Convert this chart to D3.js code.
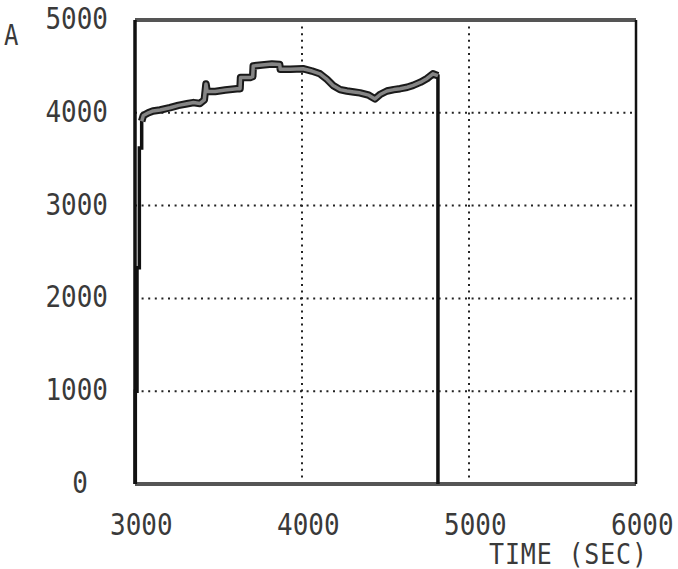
<!DOCTYPE html>
<html>
<head>
<meta charset="utf-8">
<script src="https://cdn.jsdelivr.net/npm/d3@7"></script>
<style>
  html, body { margin: 0; padding: 0; background: #fff; }
  svg text { font-family: "DejaVu Sans Mono", "Liberation Mono", monospace; fill: #3a3a3a; }
</style>
</head>
<body>
<svg id="chart" width="678" height="569"></svg>
<script>
// Current trace (A) against time (s)
const timeSec = [3002, 3002, 3012, 3012, 3026, 3026, 3040, 3040, 3050, 3080, 3108, 3150, 3210, 3260, 3311, 3350, 3389, 3415, 3425, 3432, 3480, 3540, 3610, 3629, 3632, 3690, 3705, 3708, 3760, 3820, 3866, 3870, 3930, 4006, 4060, 4108, 4150, 4186, 4228, 4269, 4310, 4347, 4400, 4437, 4470, 4509, 4550, 4587, 4630, 4665, 4710, 4749, 4784, 4814, 4814];
const current = [0, 1000, 1000, 2330, 2330, 3620, 3620, 3910, 3970, 4000, 4020, 4030, 4055, 4080, 4097, 4110, 4100, 4140, 4310, 4230, 4230, 4245, 4260, 4260, 4380, 4380, 4390, 4505, 4515, 4525, 4520, 4470, 4470, 4475, 4450, 4420, 4360, 4295, 4250, 4235, 4225, 4215, 4190, 4150, 4200, 4235, 4250, 4260, 4275, 4295, 4330, 4370, 4420, 4400, 0];

const xTicks = [3000, 4000, 5000, 6000];
const yTicks = [0, 1000, 2000, 3000, 4000, 5000];
const xGrid = [4000, 5000];
const yGrid = [1000, 2000, 3000, 4000];
const yUnit = "A";
const xTitle = "TIME (SEC)";

const svg = d3.select("#chart");
const plotLeft = 135, plotRight = 636, plotTop = 20, plotBottom = 484;
const stretch = 1.15; // plotter lettering is taller than it is wide

const x = d3.scaleLinear().domain([3000, 6000]).range([plotLeft, plotRight]);
const y = d3.scaleLinear().domain([0, 5000]).range([plotBottom, plotTop]);

const pts = timeSec.map((t, i) => [t, current[i]]);

// dotted grid
svg.append("g").selectAll("line").data(yGrid).join("line")
  .attr("x1", plotLeft).attr("x2", plotRight)
  .attr("y1", d => y(d)).attr("y2", d => y(d))
  .attr("stroke", "#222").attr("stroke-width", 2).attr("stroke-dasharray", "2,4.6");
svg.append("g").selectAll("line").data(xGrid).join("line")
  .attr("x1", d => x(d)).attr("x2", d => x(d))
  .attr("y1", plotTop).attr("y2", plotBottom)
  .attr("stroke", "#222").attr("stroke-width", 2).attr("stroke-dasharray", "2,4.6");

// frame
svg.append("line").attr("x1", plotLeft).attr("x2", plotRight).attr("y1", plotTop).attr("y2", plotTop)
  .attr("stroke", "#555").attr("stroke-width", 4);
svg.append("line").attr("x1", plotLeft).attr("x2", plotRight).attr("y1", plotBottom).attr("y2", plotBottom)
  .attr("stroke", "#555").attr("stroke-width", 4);
svg.append("line").attr("x1", plotLeft).attr("x2", plotLeft).attr("y1", plotTop).attr("y2", plotBottom)
  .attr("stroke", "#111").attr("stroke-width", 3.5);
svg.append("line").attr("x1", plotRight).attr("x2", plotRight).attr("y1", plotTop).attr("y2", plotBottom)
  .attr("stroke", "#111").attr("stroke-width", 2.5);

const line = d3.line().x(d => x(d[0])).y(d => y(d[1])).curve(d3.curveLinear);

// whole trace as a solid black line
svg.append("path").datum(pts).attr("d", line)
  .attr("fill", "none").attr("stroke", "#111").attr("stroke-width", 3.5)
  .attr("stroke-linejoin", "miter");

// plateau drawn as a thick grey band with dark edges
const band = pts.slice(7, pts.length - 1);
svg.append("path").datum(band).attr("d", line)
  .attr("fill", "none").attr("stroke", "#1a1a1a").attr("stroke-width", 7.5)
  .attr("stroke-linejoin", "round");
svg.append("path").datum(band).attr("d", line)
  .attr("fill", "none").attr("stroke", "#858585").attr("stroke-width", 3.5)
  .attr("stroke-linejoin", "round");

function label(sel, px, py) {
  return sel.attr("transform", (d, i) => `translate(${px(d, i)},${py(d, i)}) scale(1,${stretch})`);
}

// y tick labels
label(svg.append("g").selectAll("text").data(yTicks).join("text"),
      d => d === 0 ? 80 : 108, d => y(d) + 9)
  .attr("text-anchor", d => d === 0 ? "middle" : "end")
  .attr("font-size", 26)
  .text(d => d);

// x tick labels
label(svg.append("g").selectAll("text").data(xTicks).join("text"),
      d => x(d) - 25, () => 535)
  .attr("text-anchor", "start")
  .attr("font-size", 26)
  .text(d => d);

label(svg.append("g").selectAll("text").data([xTitle]).join("text"), () => 489, () => 564)
  .attr("font-size", 25).attr("textLength", 158).text(d => d);
label(svg.append("g").selectAll("text").data([yUnit]).join("text"), () => 4, () => 45)
  .attr("font-size", 24).text(d => d);
</script>
</body>
</html>
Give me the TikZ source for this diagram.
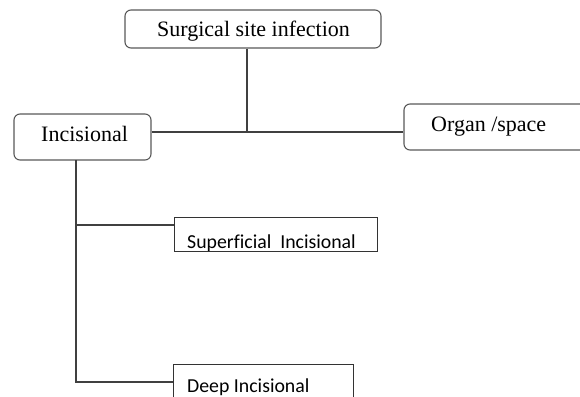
\documentclass[tikz,border=0pt]{standalone}
\usepackage{fontspec}
\setmainfont{Liberation Serif}
\newfontfamily\calib[Ligatures=CommonOff]{Carlito}
\begin{document}
\begin{tikzpicture}[x=1pt,y=-1pt]
\tikzset{
  rbox/.style={draw=black!65, line width=1.1pt, rounded corners=6pt, fill=white, inner sep=0pt},
  sbox/.style={draw=black!80, line width=1pt, fill=white, inner sep=0pt},
  conn/.style={draw=black!75, line width=1.1pt},
  serift/.style={font=\fontsize{22}{26}\selectfont, inner sep=0pt, anchor=base west},
  sanst/.style={font=\calib\fontsize{19.8}{23}\selectfont, inner sep=0pt, anchor=base west}
}
\useasboundingbox (0,0) rectangle (580,396);
% boxes
\node[rbox, minimum width=256pt, minimum height=38pt] (ssi) at (253,29) {};
\node[rbox, minimum width=137pt, minimum height=46pt] (inc) at (82.5,137) {};
\node[rbox, minimum width=190pt, minimum height=46pt] (org) at (499,127) {};
\node[sbox, minimum width=203pt, minimum height=34pt] (sup) at (275.5,234) {};
\node[sbox, minimum width=180pt, minimum height=50pt] (deep) at (263,389) {};
% texts
\node[serift] (ssit) at (157,37) {Surgical site infection};
\node[serift] (inct) at (41,141) {Incisional};
\node[serift] (orgt) at (431,131) {Organ /space};
\begin{scope}
\clip (173,217) rectangle (377,250.5);
\node[sanst] (supt) at (187,248.5) {Superficial\ \ Incisional};
\end{scope}
\node[sanst] (deept) at (187,392) {Deep Incisional};
% connectors
\coordinate (j) at (247,132);
\coordinate (v) at (76,160);
\coordinate (js) at (76,225);
\coordinate (jd) at (76,382);
\draw[conn] (ssi.south -| j) -- (j);
\draw[conn] (inc.east |- j) -- (org.west |- j);
\draw[conn] (v) -- (jd) -- (deep.west |- jd);
\draw[conn] (js) -- (sup.west |- js);
\end{tikzpicture}
\end{document}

* * * * * * *

Given problem.
Locate all lines holding the word "chart", then copy them out.

Solution to this problem.
Convert this chart to D3.js code.
<svg id="chart" width="678" height="569"></svg>
const svg = d3.select("#chart");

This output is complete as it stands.